[Data section]:
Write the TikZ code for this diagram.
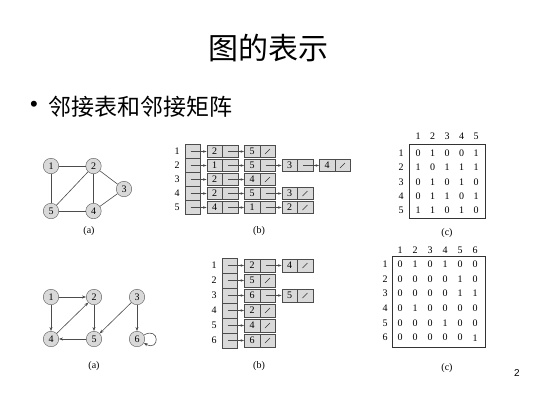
\documentclass[tikz,border=0pt]{standalone}
\usepackage{fontspec}
\setmainfont{Liberation Serif}
\newfontfamily\cjk{Noto Sans CJK SC}
\newfontfamily\arialfont{Liberation Sans}
\usetikzlibrary{arrows.meta}
\begin{document}
\begin{tikzpicture}[x=1pt,y=-1pt,
  vtx/.style={circle,draw=black!65,fill=black!15,minimum size=15.5pt,inner sep=0pt,font=\fontsize{10}{11}\selectfont},
  edge/.style={draw=black!70,line width=0.6pt},
  arr/.style={edge,-{Stealth[length=4pt,width=3pt]}},
  lbl/.style={font=\fontsize{10}{11}\selectfont,inner sep=0pt},
  headcell/.style={draw=black!70,fill=black!15,minimum width=15.5pt,inner sep=0pt},
  cell/.style={draw=black!70,fill=black!15,minimum width=15.5pt,inner sep=0pt,font=\fontsize{10}{11}\selectfont},
  ptr/.style={draw=black!70,line width=0.5pt,-{Stealth[length=3.5pt,width=2.5pt]}},
  digit/.style={font=\fontsize{10}{11}\selectfont,inner sep=0pt},
  nilmark/.style={black!80,line width=0.5pt}
]
\useasboundingbox[fill=white] (0,0) rectangle (533,400);

% title and bullet
\node[font=\cjk\fontsize{30}{32}\selectfont] (title) at (268,48) {图的表示};
\node[font=\arialfont\fontsize{22}{24}\selectfont] (bul) at (34,106) {•};
\node[anchor=west,font=\cjk\fontsize{23}{25}\selectfont,inner sep=0pt] (sub) at (48,107) {邻接表和邻接矩阵};
\node[font=\arialfont\fontsize{10}{12}\selectfont] (pg) at (517,373) {2};

% ---------- top graph (a) ----------
\node[vtx] (a1) at (51,166) {1};
\node[vtx] (a2) at (93.5,166) {2};
\node[vtx] (a3) at (124,189) {3};
\node[vtx] (a5) at (51,211) {5};
\node[vtx] (a4) at (93.5,211) {4};
\draw[edge] (a1) -- (a2);
\draw[edge] (a1) -- (a5);
\draw[edge] (a2) -- (a5);
\draw[edge] (a2) -- (a4);
\draw[edge] (a2) -- (a3);
\draw[edge] (a3) -- (a4);
\draw[edge] (a5) -- (a4);
\node[lbl] (capa1) at (89,231) {(a)};

% ---------- bottom graph (a) ----------
\node[vtx] (b1) at (51,297) {1};
\node[vtx] (b2) at (94,297) {2};
\node[vtx] (b3) at (137,297) {3};
\node[vtx] (b4) at (51,339) {4};
\node[vtx] (b5) at (94,339) {5};
\node[vtx] (b6) at (137,339) {6};
\draw[arr] (b1) -- (b2);
\draw[arr] (b1) -- (b4);
\draw[arr] (b2) -- (b5);
\draw[arr] (b4) -- (b2);
\draw[arr] (b3) -- (b5);
\draw[arr] (b3) -- (b6);
\draw[arr] (b5) -- (b4);
\draw[arr] (b6) to[out=30,in=-30,looseness=6] (b6);
\node[lbl] (capa2) at (94,366) {(a)};

% ---------- top adjacency list (b) ----------
\tikzset{
  tk/.style={cell,minimum height=12pt},
  bk/.style={cell,minimum height=12.5pt}
}
\foreach \i in {1,...,5} {
  \node[headcell,minimum height=14pt] (h\i) at (192.5,137.5+14*\i) {};
  \node[lbl] (hl\i) at (177,137.5+14*\i) {\i};
}
% row 1: 2 -> 5/
\node[tk] (r1a) at (214.5,151.5) {2}; \node[tk] (r1an) at (230,151.5) {};
\node[tk] (r1b) at (252,151.5) {5}; \node[tk] (r1bn) at (267.5,151.5) {};
% row 2: 1 -> 5 -> 3 -> 4/
\node[tk] (r2a) at (214.5,165.5) {1}; \node[tk] (r2an) at (230,165.5) {};
\node[tk] (r2b) at (252,165.5) {5}; \node[tk] (r2bn) at (267.5,165.5) {};
\node[tk] (r2c) at (289.5,165.5) {3}; \node[tk] (r2cn) at (305,165.5) {};
\node[tk] (r2d) at (327,165.5) {4}; \node[tk] (r2dn) at (342.5,165.5) {};
% row 3: 2 -> 4/
\node[tk] (r3a) at (214.5,179.5) {2}; \node[tk] (r3an) at (230,179.5) {};
\node[tk] (r3b) at (252,179.5) {4}; \node[tk] (r3bn) at (267.5,179.5) {};
% row 4: 2 -> 5 -> 3/
\node[tk] (r4a) at (214.5,193.5) {2}; \node[tk] (r4an) at (230,193.5) {};
\node[tk] (r4b) at (252,193.5) {5}; \node[tk] (r4bn) at (267.5,193.5) {};
\node[tk] (r4c) at (289.5,193.5) {3}; \node[tk] (r4cn) at (305,193.5) {};
% row 5: 4 -> 1 -> 2/
\node[tk] (r5a) at (214.5,207.5) {4}; \node[tk] (r5an) at (230,207.5) {};
\node[tk] (r5b) at (252,207.5) {1}; \node[tk] (r5bn) at (267.5,207.5) {};
\node[tk] (r5c) at (289.5,207.5) {2}; \node[tk] (r5cn) at (305,207.5) {};
% pointers
\foreach \i in {1,...,5} { \draw[ptr] ([xshift=-2pt]h\i.center) -- (r\i a.west); }
\draw[ptr] ([xshift=-2pt]r1an.center) -- (r1b.west);
\draw[ptr] ([xshift=-2pt]r2an.center) -- (r2b.west);
\draw[ptr] ([xshift=-2pt]r2bn.center) -- (r2c.west);
\draw[ptr] ([xshift=-2pt]r2cn.center) -- (r2d.west);
\draw[ptr] ([xshift=-2pt]r3an.center) -- (r3b.west);
\draw[ptr] ([xshift=-2pt]r4an.center) -- (r4b.west);
\draw[ptr] ([xshift=-2pt]r4bn.center) -- (r4c.west);
\draw[ptr] ([xshift=-2pt]r5an.center) -- (r5b.west);
\draw[ptr] ([xshift=-2pt]r5bn.center) -- (r5c.west);
% nil slashes
\foreach \n in {r1bn,r2dn,r3bn,r4cn,r5cn} {
  \draw[nilmark] ([shift={(-2.5pt,-2.5pt)}]\n.center) -- ([shift={(2.5pt,2.5pt)}]\n.center);
}
\node[lbl] (capb1) at (259,231) {(b)};

% ---------- bottom adjacency list (b) ----------
\foreach \i in {1,...,6} {
  \node[headcell,minimum height=15pt] (g\i) at (229.7,250.5+15*\i) {};
  \node[lbl] (gl\i) at (214,250.5+15*\i) {\i};
}
\node[bk] (s1a) at (252,265.5) {2}; \node[bk] (s1an) at (267.5,265.5) {};
\node[bk] (s1b) at (289.5,265.5) {4}; \node[bk] (s1bn) at (305,265.5) {};
\node[bk] (s2a) at (252,280.5) {5}; \node[bk] (s2an) at (267.5,280.5) {};
\node[bk] (s3a) at (252,295.5) {6}; \node[bk] (s3an) at (267.5,295.5) {};
\node[bk] (s3b) at (289.5,295.5) {5}; \node[bk] (s3bn) at (305,295.5) {};
\node[bk] (s4a) at (252,310.5) {2}; \node[bk] (s4an) at (267.5,310.5) {};
\node[bk] (s5a) at (252,325.5) {4}; \node[bk] (s5an) at (267.5,325.5) {};
\node[bk] (s6a) at (252,340.5) {6}; \node[bk] (s6an) at (267.5,340.5) {};
\foreach \i in {1,...,6} { \draw[ptr] ([xshift=-2pt]g\i.center) -- (s\i a.west); }
\draw[ptr] ([xshift=-2pt]s1an.center) -- (s1b.west);
\draw[ptr] ([xshift=-2pt]s3an.center) -- (s3b.west);
\foreach \n in {s1bn,s2an,s3bn,s4an,s5an,s6an} {
  \draw[nilmark] ([shift={(-2.5pt,-2.5pt)}]\n.center) -- ([shift={(2.5pt,2.5pt)}]\n.center);
}
\node[lbl] (capb2) at (259,366) {(b)};

% ---------- top matrix (c) ----------
\foreach \j in {1,...,5} { \node[digit] (ch\j) at (403.5+14.5*\j,136) {\j}; }
\foreach \i in {1,...,5} { \node[digit] (rh\i) at (401,138.6+14.4*\i) {\i}; }
\foreach \row [count=\i] in {{0,1,0,0,1},{1,0,1,1,1},{0,1,0,1,0},{0,1,1,0,1},{1,1,0,1,0}} {
  \foreach \v [count=\j] in \row {
    \node[digit] (m-\i-\j) at (403.5+14.5*\j,138.6+14.4*\i) {\v};
  }
}
\node[draw=black!80,line width=0.6pt,minimum width=76pt,minimum height=74pt,inner sep=0pt] (box1) at (447,181) {};
\node[lbl] (capc1) at (447,233) {(c)};

% ---------- bottom matrix (c) ----------
\foreach \j in {1,...,6} { \node[digit] (dh\j) at (385+15*\j,250) {\j}; }
\foreach \i in {1,...,6} { \node[digit] (sh\i) at (385,249.5+14.7*\i) {\i}; }
\foreach \row [count=\i] in {{0,1,0,1,0,0},{0,0,0,0,1,0},{0,0,0,0,1,1},{0,1,0,0,0,0},{0,0,0,1,0,0},{0,0,0,0,0,1}} {
  \foreach \v [count=\j] in \row {
    \node[digit] (n-\i-\j) at (385+15*\j,249.5+14.7*\i) {\v};
  }
}
\node[draw=black!80,line width=0.6pt,minimum width=93pt,minimum height=91pt,inner sep=0pt] (box2) at (438.5,302) {};
\node[lbl] (capc2) at (447,368) {(c)};
\end{tikzpicture}
\end{document}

[What is needed]: Make an exact copy of the lines from the top of the material through the line with "(capa1) at (89,231)", pictures excluded.

[Reply to the task]:
Write the TikZ code for this diagram.
\documentclass[tikz,border=0pt]{standalone}
\usepackage{fontspec}
\setmainfont{Liberation Serif}
\newfontfamily\cjk{Noto Sans CJK SC}
\newfontfamily\arialfont{Liberation Sans}
\usetikzlibrary{arrows.meta}
\begin{document}
\begin{tikzpicture}[x=1pt,y=-1pt,
  vtx/.style={circle,draw=black!65,fill=black!15,minimum size=15.5pt,inner sep=0pt,font=\fontsize{10}{11}\selectfont},
  edge/.style={draw=black!70,line width=0.6pt},
  arr/.style={edge,-{Stealth[length=4pt,width=3pt]}},
  lbl/.style={font=\fontsize{10}{11}\selectfont,inner sep=0pt},
  headcell/.style={draw=black!70,fill=black!15,minimum width=15.5pt,inner sep=0pt},
  cell/.style={draw=black!70,fill=black!15,minimum width=15.5pt,inner sep=0pt,font=\fontsize{10}{11}\selectfont},
  ptr/.style={draw=black!70,line width=0.5pt,-{Stealth[length=3.5pt,width=2.5pt]}},
  digit/.style={font=\fontsize{10}{11}\selectfont,inner sep=0pt},
  nilmark/.style={black!80,line width=0.5pt}
]
\useasboundingbox[fill=white] (0,0) rectangle (533,400);

% title and bullet
\node[font=\cjk\fontsize{30}{32}\selectfont] (title) at (268,48) {图的表示};
\node[font=\arialfont\fontsize{22}{24}\selectfont] (bul) at (34,106) {•};
\node[anchor=west,font=\cjk\fontsize{23}{25}\selectfont,inner sep=0pt] (sub) at (48,107) {邻接表和邻接矩阵};
\node[font=\arialfont\fontsize{10}{12}\selectfont] (pg) at (517,373) {2};

% ---------- top graph (a) ----------
\node[vtx] (a1) at (51,166) {1};
\node[vtx] (a2) at (93.5,166) {2};
\node[vtx] (a3) at (124,189) {3};
\node[vtx] (a5) at (51,211) {5};
\node[vtx] (a4) at (93.5,211) {4};
\draw[edge] (a1) -- (a2);
\draw[edge] (a1) -- (a5);
\draw[edge] (a2) -- (a5);
\draw[edge] (a2) -- (a4);
\draw[edge] (a2) -- (a3);
\draw[edge] (a3) -- (a4);
\draw[edge] (a5) -- (a4);
\node[lbl] (capa1) at (89,231) {(a)};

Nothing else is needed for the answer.